The rapid advances in orthopedic care changes the game every few years when it comes to what prospective patients can expect, he added.

Event to offer attendees face time with professionals

Dr. Formaini will serve as the guest speaker along with WESTARM Kittanning Facility Director Kelsey Cushey, Doctorate of Phyiscal Therapy.

“They will be discussing options for treatment of shoulder pain and other related conditions such as surgery and physical therapy,” said Patrick McClernon, marketing and communications manager, WESTARM Physical Therapy/WESTARM Home Health.

The lecture will be beneficial for anyone with shoulder/rotator cuff issues, anyone considering shoulder surgery, or even those who’ve recently had shoulder surgery, McClernon confirmed.

“Those attending can expect to learn what to expect if they’re getting shoulder surgery, how to prepare for an upcoming surgery, and also have the opportunity to ask questions or share concerns about an upcoming procedure,” he added.

The lecture will also provide a good opportunity for the community members to have face time with Dr. Formaini and Dr. Cushey and be able to ask personalized questions about their issues.

“There can be a lot of anxiety, and uncertainty that comes along with needing shoulder surgery and preparing for the therapy thereafter,” McClernon said.

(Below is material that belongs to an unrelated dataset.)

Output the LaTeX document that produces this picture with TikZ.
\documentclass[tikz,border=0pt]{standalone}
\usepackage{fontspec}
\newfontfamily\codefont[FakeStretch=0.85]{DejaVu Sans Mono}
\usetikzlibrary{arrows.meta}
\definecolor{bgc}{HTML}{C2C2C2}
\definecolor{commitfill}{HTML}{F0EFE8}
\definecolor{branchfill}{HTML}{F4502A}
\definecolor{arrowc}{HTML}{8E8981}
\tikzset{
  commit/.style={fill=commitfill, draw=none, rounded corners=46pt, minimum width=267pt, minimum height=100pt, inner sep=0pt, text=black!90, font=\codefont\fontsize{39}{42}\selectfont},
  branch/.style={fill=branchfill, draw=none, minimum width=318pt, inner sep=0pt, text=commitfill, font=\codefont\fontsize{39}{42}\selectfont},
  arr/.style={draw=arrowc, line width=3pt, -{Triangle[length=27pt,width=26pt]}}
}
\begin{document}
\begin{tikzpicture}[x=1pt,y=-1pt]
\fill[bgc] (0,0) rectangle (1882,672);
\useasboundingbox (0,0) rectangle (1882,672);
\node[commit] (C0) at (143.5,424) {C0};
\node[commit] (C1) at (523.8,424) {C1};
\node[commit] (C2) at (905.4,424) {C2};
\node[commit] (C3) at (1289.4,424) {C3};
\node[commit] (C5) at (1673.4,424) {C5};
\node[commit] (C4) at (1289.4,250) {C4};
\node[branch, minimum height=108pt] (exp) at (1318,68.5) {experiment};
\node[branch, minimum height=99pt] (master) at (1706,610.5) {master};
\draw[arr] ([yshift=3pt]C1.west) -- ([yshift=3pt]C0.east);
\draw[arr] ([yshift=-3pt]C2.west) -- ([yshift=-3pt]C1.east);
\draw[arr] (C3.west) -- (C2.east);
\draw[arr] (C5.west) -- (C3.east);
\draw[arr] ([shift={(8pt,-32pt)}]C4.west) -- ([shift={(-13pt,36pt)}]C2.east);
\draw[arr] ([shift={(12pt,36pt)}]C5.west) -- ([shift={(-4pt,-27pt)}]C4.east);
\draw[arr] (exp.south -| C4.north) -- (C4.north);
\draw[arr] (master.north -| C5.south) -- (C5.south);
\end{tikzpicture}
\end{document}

WESTARM hosts the lecture series every year to help local residents through some of those concerns and help them be better prepared. View more info on the full lecture series here.

Its officials will be providing free refreshments to all in attendance.

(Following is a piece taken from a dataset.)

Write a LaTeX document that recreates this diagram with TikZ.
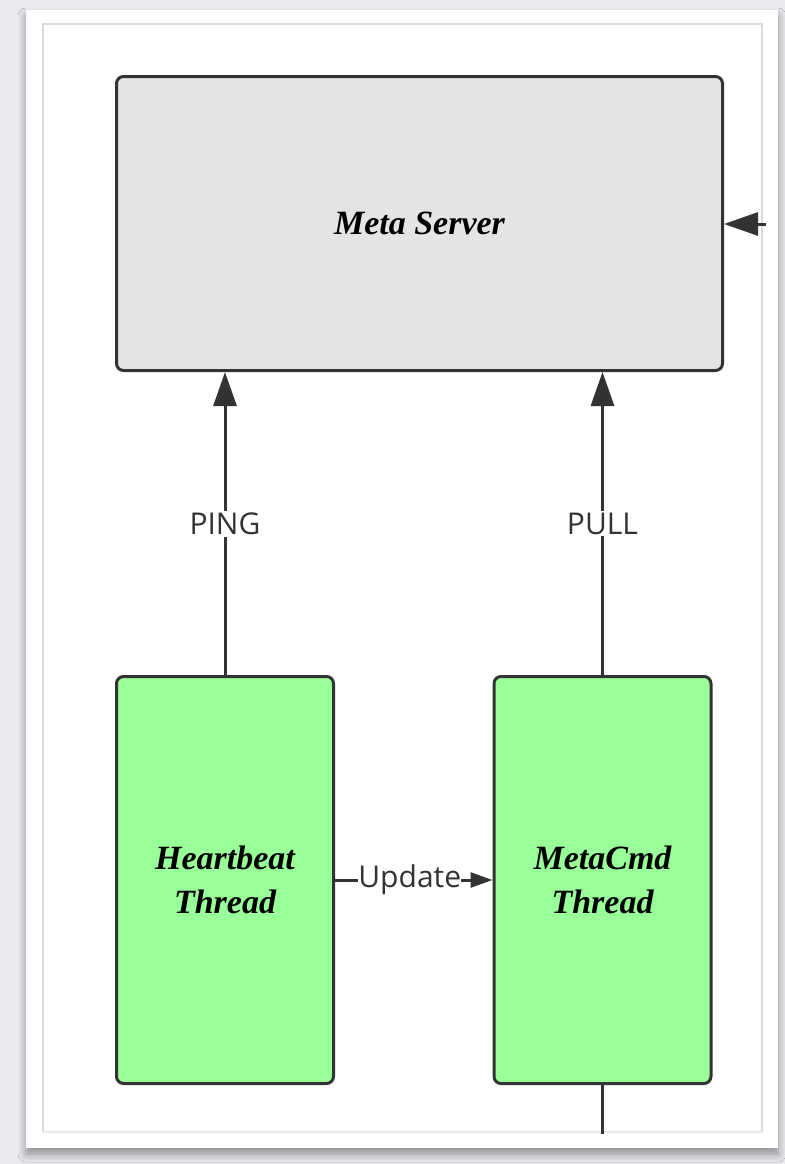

Those planning to attend are asked to RSVP by calling 724-337-6522 or by sending an email to: administration@westarmtherapy.com.

Dr. Formaini’s additional background

As per Dr. Formaini’s website — pittsburghshoulderdoc.com — he joined Armstrong Orthopedic Associates in August of 2015.

Born and raised in the Kittanning area, he graduated from Ford City High School and received his undergraduate degree from the University of Pittsburgh, graduating with honors.

Dr. Formaini attended the Lake Erie College of Osteopathic Medicine before completing a five-year orthopedic residency through Ohio University at Doctors’ Hospital and Grant Medical Center in Columbus, Ohio.

He concluded his surgical training with a one-year shoulder and elbow fellowship under the direction of Dr. Jonathan Levy at Holy Cross Hospital in Fort Lauderdale, Florida.

Dr. Formaini has a special interest in shoulder and elbow surgery, having completed a surgical fellowship focusing solely on complex shoulder and elbow problems.

His diagnostic skills and surgical expertise in this particular area include reverse shoulder replacement, total shoulder replacement, total elbow replacement, arthroscopic shoulder and elbow procedures, and upper extremity fracture management.

He also brings a superior level of care in the fields of general orthopedics and advanced fracture care surgery to Armstrong County and the surrounding region.

Dr. Formaini has been very active in orthopedic research and authored multiple journal publications as well as textbook chapters on various orthopedic topics.

He lectures at state, regional, and national meetings and also serves as a reviewer for research-based orthopedic journals.